Mumbai, August 30, 2021: While releasing the applicants on bail, the Bombay High Court has ruled that the rigors of Section 37 of the NDPS Act does not get attracted when there is no material with the prosecution to reflect that the quantity of contraband seized is commercial quantity.
The Single Bench of Justice Bharti Dangre has observed that the applicants in the present case are not attributed with any antecedents of being involved previously in consumption or use of drugs and psychotropic substance.
Considering their young age where they are in a stage of reformation, they deserve one opportunity by restoring their freedom, nevertheless with a forewarning that if they indulge in such activity in future, the law will not spare them, added the Bench.
Justice Dangre also made it clear that in any case, at the outcome of the trial, if the applicants are found guilty, then they shall undergo the prescribed penalty for indulging in narcotic drugs and psychotropic substance as prescribed under the NDPS Act.
The observation came pursuant to the application filed by two boys Harsh Shah and Neeraj Surana seeking bail in connection with an FIR for offences u/s 20, 21 &25 of NDPS Act, who were found to be in possession of cocaine, ganja and charas.
The counsel for the applicant submitted that there was no compliance with the mandatory statutory provisions of the NDPS Act and that the substance recovered was not even in commercial quantity.
On the other hand, the prosecution pleaded that there was sufficient material collected during the investigation which clearly showed participation of the accused in contravention of the NDPS Act.
The counsel for the State submitted that the present is not a case, where commercial quantity is involved, but there is a likelihood of the same since traces of cocaine is found in the swimming pool in which the accused persons have allegedly thrown cocaine powder at the time of raid.
The report of the Chemical Analyzer records positive result for detection of cocaine in the two samples (1 liter each) drawn from the water from the swimming pool. However, the quantity of cocaine in the water present in the swimming pool was not ascertained, found the High Court.

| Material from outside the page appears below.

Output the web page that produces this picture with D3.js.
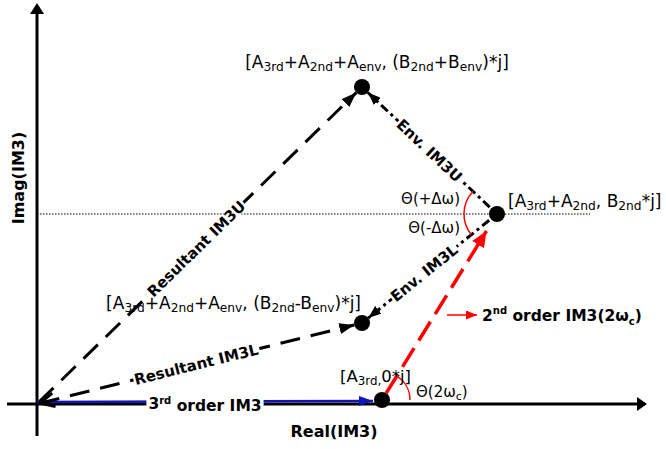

Moreover, the Court also observed that the panchanama did not record that the cocaine was thrown by any of the Applicant in the swimming pool and, even if it was so done, another moot question would be whether the Applicant could be attributed with the charge of ‘possession’.
Justice Dangre further opined that Section 50 of the NDPS Act applies only in case of search of a person. However, merely if a bag carried by a person is searched without there being a search of his person, Section 50 of the NDPS Act will have no application.
Therefore, the High Court directed the applicants to be released on bail subject to a condition that their involvement in drugs in any manner in future would entail cancellation of the bail, on an application being moved by the prosecution to that effect.